NEWS - GLOBAL
Categories: Global
Topics: Debt | Portfolios | Legg mason
The Legg Mason Western Asset Global Credit Absolute Return fund is set to launch on 1 May with a strong bias towards senior and subordinated financial debt.
The new long/short fund, to be run by specialist fixed income affiliate Western Asset, will be added to Legg Mason’s Dublin-domiciled range and target an 8% to 10% return per annum.
Portfolio manager Dipankar Shewaram says the tactical fund can have up to 50% in non-investment grade securities and run a duration of between -10 to 10 years. The fund will have a maximum 20% foreign currency exposure and VaR limit of 20%.
Shewaram has run a model portfolio since the start of the year, which is net long 50% senior financials, 25% subordinated financials, 25% high yield and 2% emerging market credit.
The fund is 15% net short in single industrial names, along with 10% net short CDS on both the iTraxx Main and iTraxx Xover.
“In 2008 and 2009, it was really all about beta. In 2008 it was all about not owning any credit and being short credit if you could, in 2009 it was about finding the cheapest structure to be leveraged long credit,” Shewaram says.

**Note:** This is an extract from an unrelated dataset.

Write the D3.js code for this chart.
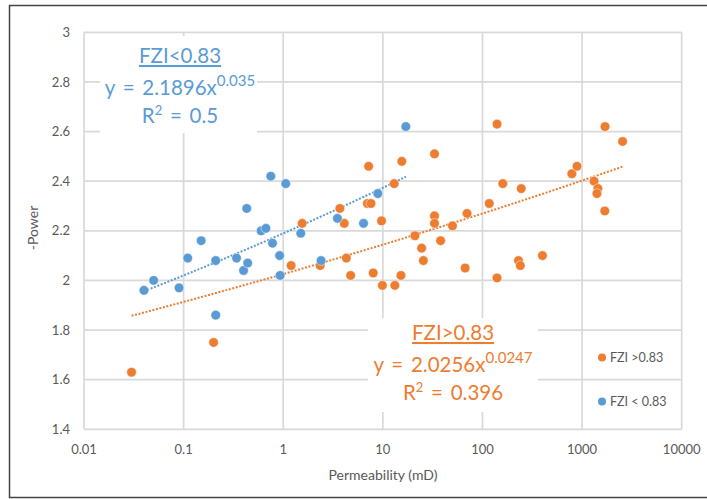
<!DOCTYPE html>
<html>
<head>
<meta charset="utf-8">
<script src="https://cdn.jsdelivr.net/npm/d3@7"></script>
<style>
  body { margin: 0; background: #fff; }
  svg { display: block; font-family: Lato, "Open Sans", sans-serif; }
</style>
</head>
<body>
<svg id="chart" width="707" height="499"></svg>
<script>
// FZI > 0.83 samples: permeability (mD) and -power
var orangePerm = [0.03, 0.2, 1.2, 1.55, 2.35, 3.7, 4.1, 4.3, 4.75, 7.0, 7.6, 7.2, 8, 9.7, 9.9,
    13, 13.2, 15.2, 15.5, 21, 24.5, 25.5, 33, 33, 33, 38, 50, 67, 70, 117, 140, 140, 160,
    230, 240, 245, 400, 790, 890, 1320, 1440, 1410, 1690, 1700, 2550];
var orangePower = [1.63, 1.75, 2.06, 2.23, 2.06, 2.29, 2.23, 2.09, 2.02, 2.31, 2.31, 2.46, 2.03, 2.24, 1.98,
    2.39, 1.98, 2.02, 2.48, 2.18, 2.13, 2.08, 2.51, 2.26, 2.23, 2.16, 2.22, 2.05, 2.27, 2.31, 2.63, 2.01, 2.39,
    2.08, 2.06, 2.37, 2.10, 2.43, 2.46, 2.40, 2.37, 2.35, 2.28, 2.62, 2.56];

// FZI < 0.83 samples
var bluePerm = [0.04, 0.05, 0.09, 0.11, 0.15, 0.21, 0.21, 0.34, 0.40, 0.43, 0.44, 0.60, 0.67, 0.75,
    0.78, 0.92, 0.93, 1.06, 1.5, 2.4, 3.5, 6.4, 8.9, 17];
var bluePower = [1.96, 2.00, 1.97, 2.09, 2.16, 2.08, 1.86, 2.09, 2.04, 2.29, 2.07, 2.20, 2.21, 2.42,
    2.15, 2.10, 2.02, 2.39, 2.19, 2.08, 2.25, 2.23, 2.35, 2.62];

// power-law trend coefficients (y = a * x^b)
var orangeFit = [2.0256, 0.0247];
var blueFit = [2.1896, 0.035];

var xTicks = [0.01, 0.1, 1, 10, 100, 1000, 10000];
var xTickLabels = ["0.01", "0.1", "1", "10", "100", "1000", "10000"];
var yTicks = [1.4, 1.6, 1.8, 2, 2.2, 2.4, 2.6, 2.8, 3];

var BLUE = "#5b9bd5", ORANGE = "#ed7d31", GRID = "#d9d9d9", TEXT = "#595959";

var svg = d3.select("#chart");

var x = d3.scaleLog().domain([0.01, 10000]).range([84, 681.7]);
var y = d3.scaleLinear().domain([1.4, 3]).range([429.3, 32.3]);

// outer frame
svg.append("rect")
    .attr("x", 9.5).attr("y", 5.5)
    .attr("width", 720).attr("height", 492)
    .attr("fill", "#fff")
    .attr("stroke", "#444").attr("stroke-width", 1.5);

// gridlines
var grid = svg.append("g");
grid.selectAll("line.v")
    .data(xTicks)
    .enter()
    .append("line")
    .attr("class", "v")
    .attr("x1", function (d) { return x(d); })
    .attr("x2", function (d) { return x(d); })
    .attr("y1", y(3)).attr("y2", y(1.4))
    .attr("stroke", GRID).attr("stroke-width", 1.7);
grid.selectAll("line.h")
    .data(yTicks)
    .enter()
    .append("line")
    .attr("class", "h")
    .attr("x1", x(0.01)).attr("x2", x(10000))
    .attr("y1", function (d) { return y(d); })
    .attr("y2", function (d) { return y(d); })
    .attr("stroke", GRID).attr("stroke-width", 1.7);

// tick labels
svg.append("g")
    .selectAll("text")
    .data(xTicks)
    .enter()
    .append("text")
    .attr("x", function (d) { return x(d); })
    .attr("y", 453.5)
    .attr("text-anchor", "middle")
    .attr("font-size", 13)
    .attr("fill", TEXT)
    .text(function (d, i) { return xTickLabels[i]; });
svg.append("g")
    .selectAll("text")
    .data(yTicks)
    .enter()
    .append("text")
    .attr("x", 70)
    .attr("y", function (d) { return y(d) + 4.6; })
    .attr("text-anchor", "end")
    .attr("font-size", 13)
    .attr("fill", TEXT)
    .text(function (d) { return d3.format("")(+d.toFixed(1)); });

// axis titles
svg.append("text")
    .attr("x", 383).attr("y", 480)
    .attr("text-anchor", "middle")
    .attr("font-size", 14)
    .attr("fill", TEXT)
    .text("Permeability (mD)");
svg.append("text")
    .attr("transform", "translate(38,228) rotate(-90)")
    .attr("text-anchor", "middle")
    .attr("font-size", 14)
    .attr("fill", TEXT)
    .text("-Power");

// white backing behind the equation labels
svg.append("rect").attr("x", 100).attr("y", 36).attr("width", 157).attr("height", 97).attr("fill", "#fff");
svg.append("rect").attr("x", 368).attr("y", 318).attr("width", 170).attr("height", 94).attr("fill", "#fff");

// trend lines sampled across each series' range
function trend(fit, lo, hi) {
    var pts = d3.range(0, 101).map(function (i) {
        var v = Math.exp(Math.log(lo) + (Math.log(hi) - Math.log(lo)) * i / 100);
        return [v, fit[0] * Math.pow(v, fit[1])];
    });
    return d3.line()
        .x(function (d) { return x(d[0]); })
        .y(function (d) { return y(d[1]); })(pts);
}
svg.append("path")
    .attr("d", trend(orangeFit, d3.min(orangePerm), d3.max(orangePerm)))
    .attr("fill", "none").attr("stroke", ORANGE)
    .attr("stroke-width", 2).attr("stroke-dasharray", "2,1.6");
svg.append("path")
    .attr("d", trend(blueFit, d3.min(bluePerm), d3.max(bluePerm)))
    .attr("fill", "none").attr("stroke", BLUE)
    .attr("stroke-width", 2).attr("stroke-dasharray", "2,1.6");

// markers
function dots(cls, xs, ys, color) {
    svg.append("g")
        .selectAll("circle")
        .data(xs)
        .enter()
        .append("circle")
        .attr("class", cls)
        .attr("cx", function (d) { return x(d); })
        .attr("cy", function (d, i) { return y(ys[i]); })
        .attr("r", 4.8)
        .attr("fill", color)
        .attr("stroke", "#fff").attr("stroke-opacity", 0.6).attr("stroke-width", 0.8);
}
dots("orange", orangePerm, orangePower, ORANGE);
dots("blue", bluePerm, bluePower, BLUE);

// equation labels
function equation(cx, top, color, title, coef, expo, r2) {
    var g = svg.append("g").attr("fill", color).attr("text-anchor", "middle");
    g.append("text")
        .attr("x", cx).attr("y", top)
        .attr("font-size", 20.5)
        .attr("text-decoration", "underline")
        .text(title);
    var eq = g.append("text")
        .attr("x", cx).attr("y", top + 32)
        .attr("font-size", 20.5)
        .attr("word-spacing", 2.5);
    eq.append("tspan").text("y = " + coef + "x");
    eq.append("tspan").attr("font-size", 15).attr("dy", -9).text(expo);
    var r = g.append("text")
        .attr("x", cx).attr("y", top + 60)
        .attr("font-size", 20.5)
        .attr("word-spacing", 2.5);
    r.append("tspan").text("R");
    r.append("tspan").attr("font-size", 13).attr("dy", -8).text("2");
    r.append("tspan").attr("dy", 8).text(" = " + r2);
}
equation(180, 63, BLUE, "FZI<0.83", "2.1896", "0.035", "0.5");
equation(453, 340, ORANGE, "FZI>0.83", "2.0256", "0.0247", "0.396");

// legend
var legend = [["FZI >0.83", ORANGE, 357.5], ["FZI < 0.83", BLUE, 401.5]];
var lg = svg.append("g")
    .selectAll("g")
    .data(legend)
    .enter()
    .append("g");
lg.append("circle")
    .attr("cx", 602).attr("cy", function (d) { return d[2]; })
    .attr("r", 4).attr("fill", function (d) { return d[1]; });
lg.append("text")
    .attr("x", 610).attr("y", function (d) { return d[2] + 4.4; })
    .attr("font-size", 12.5).attr("fill", TEXT)
    .text(function (d) { return d[0]; });
</script>
</body>
</html>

“If you look at 2005 and 2006, there was a lot more dispersion in terms of the performance of the top 10% of constituents and bottom 10% of the European universe. I think 2010 and 2011 is going to be similar to this, which is going to be ripe for a long/short or total return credit portfolio.”
Despite the strong rally in credit markets in 2009, in particular financials, Shewaram believes the sector still has value – in both senior and subordinated debt.
“The deleveraging and the increased focus for the financials sector to look more utility-like will be the key going forward,” Shewaram adds. “This will favour financials.”